Among men, the divorce rate dropped from 11.2 per 1,000 in 2002 to 8.5 in 2005, later increasing to 10.0 in 2011.
The study shows a rise in cases of “revocable” divorce, in which the husband may cancel the divorce and return to his wife without a new contract, by 48.7 percent and minor irrevocable divorce (when the first and second divorce is accomplished) by 42.5 percent.
The results show a decrease in the number of major irrevocable divorces (the third divorce, which is irrevocable except the ex-wife is legitimately married to another one and divorces) by 2.9 percent and in divorce against compensation (divorce occurs at the wife’s request in return for an amount of money) by 5.9 percent.
On marriages, the ministry’s report says the marriage rate for Qataris aged 15 and above increase during the period 2002-2006.
It rose from 32.2 per 1,000 nationals in 2002 to 34.8 in 2006 among Qatari men, and among Qatari women it climbed from 29.8 per 1,000 in 2002 to 34.0 in 2006.
It then fell to 24.3 for men and 23.5 for women in 2010 before climbing slightly to 25.1 for men and 24.1 for women in 2011.
The overall decline can be attributed to the high level of women’s education and their strong access to the labour market, in addition to the high cost of marriage.
First-time marriages account for 84.2 percent of all the marriages.

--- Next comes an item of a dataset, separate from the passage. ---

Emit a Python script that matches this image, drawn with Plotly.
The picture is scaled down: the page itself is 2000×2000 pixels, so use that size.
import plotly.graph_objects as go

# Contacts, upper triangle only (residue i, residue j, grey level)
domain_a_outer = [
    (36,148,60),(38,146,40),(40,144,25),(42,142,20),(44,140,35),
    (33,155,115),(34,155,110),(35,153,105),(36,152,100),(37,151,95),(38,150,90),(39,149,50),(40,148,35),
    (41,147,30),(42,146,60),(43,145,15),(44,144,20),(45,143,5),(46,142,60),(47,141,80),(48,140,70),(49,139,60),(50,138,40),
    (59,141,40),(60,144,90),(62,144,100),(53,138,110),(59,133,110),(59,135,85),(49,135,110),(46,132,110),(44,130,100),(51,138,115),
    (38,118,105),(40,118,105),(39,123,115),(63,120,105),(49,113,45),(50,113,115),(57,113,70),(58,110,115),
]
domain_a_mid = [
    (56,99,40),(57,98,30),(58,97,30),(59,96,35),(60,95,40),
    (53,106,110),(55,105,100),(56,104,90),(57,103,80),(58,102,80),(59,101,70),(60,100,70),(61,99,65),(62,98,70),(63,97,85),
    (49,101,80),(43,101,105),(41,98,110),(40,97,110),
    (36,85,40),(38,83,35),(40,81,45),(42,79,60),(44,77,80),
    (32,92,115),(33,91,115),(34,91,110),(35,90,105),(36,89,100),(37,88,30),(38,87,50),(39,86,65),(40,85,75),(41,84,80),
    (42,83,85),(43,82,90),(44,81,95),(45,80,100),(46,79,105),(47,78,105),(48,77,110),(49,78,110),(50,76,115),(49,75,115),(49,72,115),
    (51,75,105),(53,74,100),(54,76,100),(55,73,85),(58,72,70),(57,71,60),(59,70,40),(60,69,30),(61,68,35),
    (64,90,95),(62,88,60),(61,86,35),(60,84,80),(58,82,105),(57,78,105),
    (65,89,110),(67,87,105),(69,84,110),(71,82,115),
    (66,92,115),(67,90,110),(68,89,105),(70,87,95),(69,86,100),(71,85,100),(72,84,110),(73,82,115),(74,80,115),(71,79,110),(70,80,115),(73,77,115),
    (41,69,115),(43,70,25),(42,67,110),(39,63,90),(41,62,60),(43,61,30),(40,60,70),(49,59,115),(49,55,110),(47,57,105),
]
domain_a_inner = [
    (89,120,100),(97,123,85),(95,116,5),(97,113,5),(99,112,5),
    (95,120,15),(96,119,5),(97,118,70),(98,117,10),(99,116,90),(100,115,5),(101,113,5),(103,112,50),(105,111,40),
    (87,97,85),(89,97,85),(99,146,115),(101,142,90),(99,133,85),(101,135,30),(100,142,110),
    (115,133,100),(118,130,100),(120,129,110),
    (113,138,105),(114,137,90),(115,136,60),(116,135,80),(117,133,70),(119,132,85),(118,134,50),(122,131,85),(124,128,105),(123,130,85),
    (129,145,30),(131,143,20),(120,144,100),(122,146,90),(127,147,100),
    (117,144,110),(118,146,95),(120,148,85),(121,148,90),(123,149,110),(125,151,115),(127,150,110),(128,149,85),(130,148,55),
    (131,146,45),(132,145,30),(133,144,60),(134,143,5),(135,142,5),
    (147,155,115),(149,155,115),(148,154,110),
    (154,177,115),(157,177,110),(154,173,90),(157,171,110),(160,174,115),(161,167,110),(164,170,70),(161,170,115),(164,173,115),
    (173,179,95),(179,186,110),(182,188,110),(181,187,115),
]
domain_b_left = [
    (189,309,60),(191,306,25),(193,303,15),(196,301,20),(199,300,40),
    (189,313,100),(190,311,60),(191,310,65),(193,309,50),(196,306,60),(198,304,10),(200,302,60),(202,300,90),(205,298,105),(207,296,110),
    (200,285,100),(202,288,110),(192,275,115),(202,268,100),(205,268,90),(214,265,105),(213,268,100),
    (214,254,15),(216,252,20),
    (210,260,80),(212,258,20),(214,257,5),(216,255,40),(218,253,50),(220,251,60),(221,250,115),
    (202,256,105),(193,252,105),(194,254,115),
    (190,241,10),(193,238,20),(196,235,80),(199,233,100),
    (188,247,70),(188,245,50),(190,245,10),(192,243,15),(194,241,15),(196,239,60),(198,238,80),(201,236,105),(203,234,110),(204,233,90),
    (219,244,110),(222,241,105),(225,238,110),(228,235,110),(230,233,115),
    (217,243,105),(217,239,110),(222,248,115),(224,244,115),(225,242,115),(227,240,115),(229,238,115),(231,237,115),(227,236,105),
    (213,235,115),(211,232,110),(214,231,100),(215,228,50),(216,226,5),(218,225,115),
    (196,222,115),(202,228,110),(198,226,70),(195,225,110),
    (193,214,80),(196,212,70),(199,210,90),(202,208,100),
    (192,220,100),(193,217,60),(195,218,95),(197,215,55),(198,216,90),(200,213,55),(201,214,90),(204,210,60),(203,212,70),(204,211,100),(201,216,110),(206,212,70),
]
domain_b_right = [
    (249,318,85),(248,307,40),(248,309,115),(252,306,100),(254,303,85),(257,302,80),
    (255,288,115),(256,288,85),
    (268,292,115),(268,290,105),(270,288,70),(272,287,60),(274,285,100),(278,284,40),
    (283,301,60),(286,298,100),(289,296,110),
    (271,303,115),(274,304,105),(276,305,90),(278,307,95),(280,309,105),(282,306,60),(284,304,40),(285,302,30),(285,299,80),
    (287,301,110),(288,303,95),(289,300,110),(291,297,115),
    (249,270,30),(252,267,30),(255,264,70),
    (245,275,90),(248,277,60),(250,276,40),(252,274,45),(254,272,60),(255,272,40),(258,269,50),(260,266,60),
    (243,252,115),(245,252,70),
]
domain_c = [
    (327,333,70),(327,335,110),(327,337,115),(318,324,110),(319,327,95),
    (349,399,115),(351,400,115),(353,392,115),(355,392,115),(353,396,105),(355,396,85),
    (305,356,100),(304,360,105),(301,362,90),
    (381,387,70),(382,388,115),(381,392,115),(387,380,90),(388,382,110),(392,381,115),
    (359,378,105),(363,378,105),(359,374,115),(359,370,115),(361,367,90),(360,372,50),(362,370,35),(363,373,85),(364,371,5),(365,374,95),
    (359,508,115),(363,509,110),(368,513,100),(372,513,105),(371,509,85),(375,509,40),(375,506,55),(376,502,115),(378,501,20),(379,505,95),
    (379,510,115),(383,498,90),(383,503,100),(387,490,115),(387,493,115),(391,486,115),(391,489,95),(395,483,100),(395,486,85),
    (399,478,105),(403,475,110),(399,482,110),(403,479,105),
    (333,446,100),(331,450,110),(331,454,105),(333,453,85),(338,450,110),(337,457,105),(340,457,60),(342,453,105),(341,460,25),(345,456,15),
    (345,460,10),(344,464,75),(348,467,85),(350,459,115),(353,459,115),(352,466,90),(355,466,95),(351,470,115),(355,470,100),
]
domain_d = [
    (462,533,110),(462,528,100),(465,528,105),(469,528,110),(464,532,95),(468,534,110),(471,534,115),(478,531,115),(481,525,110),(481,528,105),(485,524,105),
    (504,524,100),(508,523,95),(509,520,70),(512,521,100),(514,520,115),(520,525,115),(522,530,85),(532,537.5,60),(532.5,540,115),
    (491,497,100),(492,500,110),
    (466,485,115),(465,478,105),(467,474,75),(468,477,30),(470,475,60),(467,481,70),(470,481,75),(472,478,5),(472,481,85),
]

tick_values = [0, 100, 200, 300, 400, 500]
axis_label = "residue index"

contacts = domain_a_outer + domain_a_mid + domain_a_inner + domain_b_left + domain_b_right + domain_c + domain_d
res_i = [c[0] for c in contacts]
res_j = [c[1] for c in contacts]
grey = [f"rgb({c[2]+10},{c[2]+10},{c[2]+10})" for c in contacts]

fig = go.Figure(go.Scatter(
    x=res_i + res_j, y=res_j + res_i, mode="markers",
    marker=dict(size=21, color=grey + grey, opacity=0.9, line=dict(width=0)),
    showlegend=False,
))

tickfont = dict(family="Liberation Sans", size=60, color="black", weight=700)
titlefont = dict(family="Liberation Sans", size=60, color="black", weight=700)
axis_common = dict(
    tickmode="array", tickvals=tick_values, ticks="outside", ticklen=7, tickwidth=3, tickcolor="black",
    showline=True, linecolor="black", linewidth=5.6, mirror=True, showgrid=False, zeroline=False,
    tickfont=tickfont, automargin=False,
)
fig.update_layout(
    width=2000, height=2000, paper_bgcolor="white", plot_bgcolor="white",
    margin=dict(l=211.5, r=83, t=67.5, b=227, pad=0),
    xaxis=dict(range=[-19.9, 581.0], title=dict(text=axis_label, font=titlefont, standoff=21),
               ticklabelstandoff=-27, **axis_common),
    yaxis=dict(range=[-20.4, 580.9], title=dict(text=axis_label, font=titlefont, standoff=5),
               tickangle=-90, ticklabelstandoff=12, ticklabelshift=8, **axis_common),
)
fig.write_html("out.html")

Widows and divorced women are involved in 15.8 percent of the marriages.
The percentage of Qatari wives who had not married before amounted to 84.2 percent, whereas the figure was 15.4 percent for divorced women and 0.4 percent for widows.
Non-Qatari wives who had never married before accounted for 89 percent of the marriages, whereas 10.6 percent of the marriages involved divorced women and 0.4 percent involved widows.
There was an increase in the percentage of marriage contracts of husbands who did not have another wife (93.5 percent) compared to the marriage contracts of husbands who had one or more wives (6.5 percent).
The proportion of those who had only one wife was 93.6 percent among Qataris and 93.4 percent among non-Qataris.
Six percent of Qataris and 6.5 percent of non-Qataris had another wife.
Fewer than 0.4 percent of Qataris and 0.1 percent of non-Qataris had two or three wives.